Interpreting Physics in Video World Models
Sonia Joseph, Quentin Garrido, Randall Balestriero, Matthew Kowal, Thomas Fel, Shahab Bakhtiari, Blake Richards, Mike Rabbat
TL;DR
The paper addresses whether video world models encode physical information via factorized latent variables or distributed, task-specific representations. It develops a targeted interpretability framework using layerwise probes, subspace analysis, patch-level decoding, and attention ablations across two encoder-based video transformers to locate where physics information becomes accessible. The key findings reveal a Physics Emergence Zone at roughly one-third depth where physical variables become readable, with speed and acceleration appearing early and direction materializing in the zone as a high-dimensional circular code; motion-direction and possible-vs-impossible judgments occupy nearly orthogonal latent subspaces, while local spatiotemporal attention within the zone is causally critical.

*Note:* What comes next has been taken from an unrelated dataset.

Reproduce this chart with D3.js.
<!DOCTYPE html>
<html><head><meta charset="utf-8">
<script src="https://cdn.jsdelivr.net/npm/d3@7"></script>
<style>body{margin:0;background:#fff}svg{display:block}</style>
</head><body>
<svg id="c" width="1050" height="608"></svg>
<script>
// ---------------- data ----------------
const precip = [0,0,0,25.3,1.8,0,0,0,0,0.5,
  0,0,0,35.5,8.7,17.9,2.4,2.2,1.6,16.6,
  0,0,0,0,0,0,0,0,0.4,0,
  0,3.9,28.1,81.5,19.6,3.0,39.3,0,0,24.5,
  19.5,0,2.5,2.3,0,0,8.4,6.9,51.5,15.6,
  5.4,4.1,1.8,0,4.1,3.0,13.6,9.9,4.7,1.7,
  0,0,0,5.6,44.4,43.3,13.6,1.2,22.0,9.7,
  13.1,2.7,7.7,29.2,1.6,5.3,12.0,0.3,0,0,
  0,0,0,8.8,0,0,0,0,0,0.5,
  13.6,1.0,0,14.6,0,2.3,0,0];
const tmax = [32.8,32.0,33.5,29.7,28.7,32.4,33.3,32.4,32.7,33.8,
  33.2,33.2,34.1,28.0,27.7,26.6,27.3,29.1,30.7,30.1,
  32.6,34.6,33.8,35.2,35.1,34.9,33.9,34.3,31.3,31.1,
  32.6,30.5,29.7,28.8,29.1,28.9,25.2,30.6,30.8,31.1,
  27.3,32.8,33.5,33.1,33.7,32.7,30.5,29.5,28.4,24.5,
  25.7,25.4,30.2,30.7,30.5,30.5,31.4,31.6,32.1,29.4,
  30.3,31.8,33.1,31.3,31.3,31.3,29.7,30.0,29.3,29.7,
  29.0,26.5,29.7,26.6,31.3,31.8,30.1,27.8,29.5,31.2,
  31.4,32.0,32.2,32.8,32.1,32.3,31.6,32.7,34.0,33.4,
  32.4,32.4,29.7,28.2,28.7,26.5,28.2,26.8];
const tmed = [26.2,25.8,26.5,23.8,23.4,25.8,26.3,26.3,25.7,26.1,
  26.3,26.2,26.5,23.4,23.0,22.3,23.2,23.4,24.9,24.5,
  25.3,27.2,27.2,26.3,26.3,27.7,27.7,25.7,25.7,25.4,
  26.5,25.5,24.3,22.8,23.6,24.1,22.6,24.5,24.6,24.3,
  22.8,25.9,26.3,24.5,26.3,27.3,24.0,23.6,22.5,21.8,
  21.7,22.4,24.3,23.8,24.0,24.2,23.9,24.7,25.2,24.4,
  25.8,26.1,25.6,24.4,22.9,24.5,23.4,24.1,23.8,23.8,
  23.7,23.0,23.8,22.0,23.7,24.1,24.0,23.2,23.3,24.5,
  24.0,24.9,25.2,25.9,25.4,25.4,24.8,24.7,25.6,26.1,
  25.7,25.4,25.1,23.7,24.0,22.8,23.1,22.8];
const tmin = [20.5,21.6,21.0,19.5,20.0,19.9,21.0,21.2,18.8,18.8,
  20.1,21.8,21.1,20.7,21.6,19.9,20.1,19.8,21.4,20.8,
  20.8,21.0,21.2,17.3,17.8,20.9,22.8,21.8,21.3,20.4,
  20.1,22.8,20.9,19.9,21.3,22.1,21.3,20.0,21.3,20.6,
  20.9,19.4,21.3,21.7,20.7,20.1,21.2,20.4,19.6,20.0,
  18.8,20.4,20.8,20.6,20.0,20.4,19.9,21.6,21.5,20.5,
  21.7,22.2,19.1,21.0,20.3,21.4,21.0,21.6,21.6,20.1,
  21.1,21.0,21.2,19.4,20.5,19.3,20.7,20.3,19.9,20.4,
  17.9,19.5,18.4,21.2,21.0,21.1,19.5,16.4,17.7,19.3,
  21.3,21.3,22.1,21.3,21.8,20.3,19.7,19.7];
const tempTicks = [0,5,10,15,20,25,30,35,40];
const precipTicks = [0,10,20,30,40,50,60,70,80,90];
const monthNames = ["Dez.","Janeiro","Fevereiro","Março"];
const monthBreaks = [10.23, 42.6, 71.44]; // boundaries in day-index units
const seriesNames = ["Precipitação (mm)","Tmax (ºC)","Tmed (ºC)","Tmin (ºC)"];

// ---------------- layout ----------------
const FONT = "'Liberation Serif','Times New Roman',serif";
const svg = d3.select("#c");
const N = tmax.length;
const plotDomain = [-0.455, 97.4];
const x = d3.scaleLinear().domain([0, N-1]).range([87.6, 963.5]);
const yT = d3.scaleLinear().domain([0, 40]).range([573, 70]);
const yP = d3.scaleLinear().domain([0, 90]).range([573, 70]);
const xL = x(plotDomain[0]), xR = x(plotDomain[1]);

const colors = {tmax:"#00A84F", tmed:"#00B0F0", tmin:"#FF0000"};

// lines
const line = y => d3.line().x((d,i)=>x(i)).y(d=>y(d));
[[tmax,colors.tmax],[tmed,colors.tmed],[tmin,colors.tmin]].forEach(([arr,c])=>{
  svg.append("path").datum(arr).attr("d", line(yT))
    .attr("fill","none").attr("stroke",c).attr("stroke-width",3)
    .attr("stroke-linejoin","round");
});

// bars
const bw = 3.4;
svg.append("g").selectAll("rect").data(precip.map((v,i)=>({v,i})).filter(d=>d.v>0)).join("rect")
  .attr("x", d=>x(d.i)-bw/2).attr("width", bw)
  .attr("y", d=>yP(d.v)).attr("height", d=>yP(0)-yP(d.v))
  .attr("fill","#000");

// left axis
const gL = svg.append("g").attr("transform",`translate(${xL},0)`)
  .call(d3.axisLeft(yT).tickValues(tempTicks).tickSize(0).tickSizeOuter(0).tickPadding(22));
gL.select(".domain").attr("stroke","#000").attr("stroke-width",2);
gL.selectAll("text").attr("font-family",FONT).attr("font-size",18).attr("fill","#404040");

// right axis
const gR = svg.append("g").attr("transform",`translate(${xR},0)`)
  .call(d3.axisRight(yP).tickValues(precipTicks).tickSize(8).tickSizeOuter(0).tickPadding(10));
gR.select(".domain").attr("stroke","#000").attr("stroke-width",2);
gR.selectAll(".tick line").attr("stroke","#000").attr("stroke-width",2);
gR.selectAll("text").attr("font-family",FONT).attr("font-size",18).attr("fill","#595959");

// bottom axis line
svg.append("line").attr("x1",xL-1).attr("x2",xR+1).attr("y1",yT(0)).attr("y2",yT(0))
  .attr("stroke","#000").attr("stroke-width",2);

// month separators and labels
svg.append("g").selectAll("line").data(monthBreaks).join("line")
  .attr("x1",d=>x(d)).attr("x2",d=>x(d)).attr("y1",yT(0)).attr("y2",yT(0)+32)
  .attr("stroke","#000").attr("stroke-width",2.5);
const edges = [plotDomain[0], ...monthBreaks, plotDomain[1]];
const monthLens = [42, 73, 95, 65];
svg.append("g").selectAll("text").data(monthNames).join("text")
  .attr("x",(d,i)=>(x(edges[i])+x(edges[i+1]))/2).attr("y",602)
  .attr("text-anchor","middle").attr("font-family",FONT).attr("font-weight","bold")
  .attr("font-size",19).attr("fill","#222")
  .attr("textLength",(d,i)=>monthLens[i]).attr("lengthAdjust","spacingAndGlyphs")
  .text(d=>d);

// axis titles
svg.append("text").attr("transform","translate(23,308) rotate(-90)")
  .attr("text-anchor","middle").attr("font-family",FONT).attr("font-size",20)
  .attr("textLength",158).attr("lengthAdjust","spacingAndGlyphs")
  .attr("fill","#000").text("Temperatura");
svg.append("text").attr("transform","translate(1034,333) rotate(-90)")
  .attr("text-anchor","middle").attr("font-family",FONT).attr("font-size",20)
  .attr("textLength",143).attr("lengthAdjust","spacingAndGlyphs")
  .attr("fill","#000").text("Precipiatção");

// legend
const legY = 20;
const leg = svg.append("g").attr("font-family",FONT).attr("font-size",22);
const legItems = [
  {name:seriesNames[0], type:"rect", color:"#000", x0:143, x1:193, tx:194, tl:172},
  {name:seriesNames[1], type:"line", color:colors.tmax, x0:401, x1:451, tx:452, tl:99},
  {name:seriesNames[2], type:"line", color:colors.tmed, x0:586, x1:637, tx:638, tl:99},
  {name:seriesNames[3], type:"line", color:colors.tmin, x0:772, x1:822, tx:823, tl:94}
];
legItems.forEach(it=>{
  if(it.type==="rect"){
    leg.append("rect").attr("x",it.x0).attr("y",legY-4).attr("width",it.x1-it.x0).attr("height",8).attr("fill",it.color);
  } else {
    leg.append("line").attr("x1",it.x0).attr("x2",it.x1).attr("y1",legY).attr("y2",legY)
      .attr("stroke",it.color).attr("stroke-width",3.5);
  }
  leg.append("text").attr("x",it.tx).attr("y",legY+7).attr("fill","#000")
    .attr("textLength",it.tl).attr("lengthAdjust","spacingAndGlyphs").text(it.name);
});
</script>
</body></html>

Together, these results argue against compact, reusable latent physics engines in favor of distributed, task-specific representations, with implications for cognitive science debates, neuroscience parallels, and future physics simulators.
Abstract
A long-standing question in physical reasoning is whether video-based models need to rely on factorized representations of physical variables in order to make physically accurate predictions, or whether they can implicitly represent such variables in a task-specific, distributed manner. While modern video world models achieve strong performance on intuitive physics benchmarks, it remains unclear which of these representational regimes they implement internally. Here, we present the first interpretability study to directly examine physical representations inside large-scale video encoders. Using layerwise probing, subspace geometry, patch-level decoding, and targeted attention ablations, we characterize where physical information becomes accessible and how it is organized within encoder-based video transformers. Across architectures, we identify a sharp intermediate-depth transition -- which we call the Physics Emergence Zone -- at which physical variables become accessible. Physics-related representations peak shortly after this transition and degrade toward the output layers. Decomposing motion into explicit variables, we find that scalar quantities such as speed and acceleration are available from early layers onwards, whereas motion direction becomes accessible only at the Physics Emergence Zone. Notably, we find that direction is encoded through a high-dimensional population structure with circular geometry, requiring coordinated multi-feature intervention to control. These findings suggest that modern video models do not use factorized representations of physical variables like a classical physics engine. Instead, they use a distributed representation that is nonetheless sufficient for making physical predictions.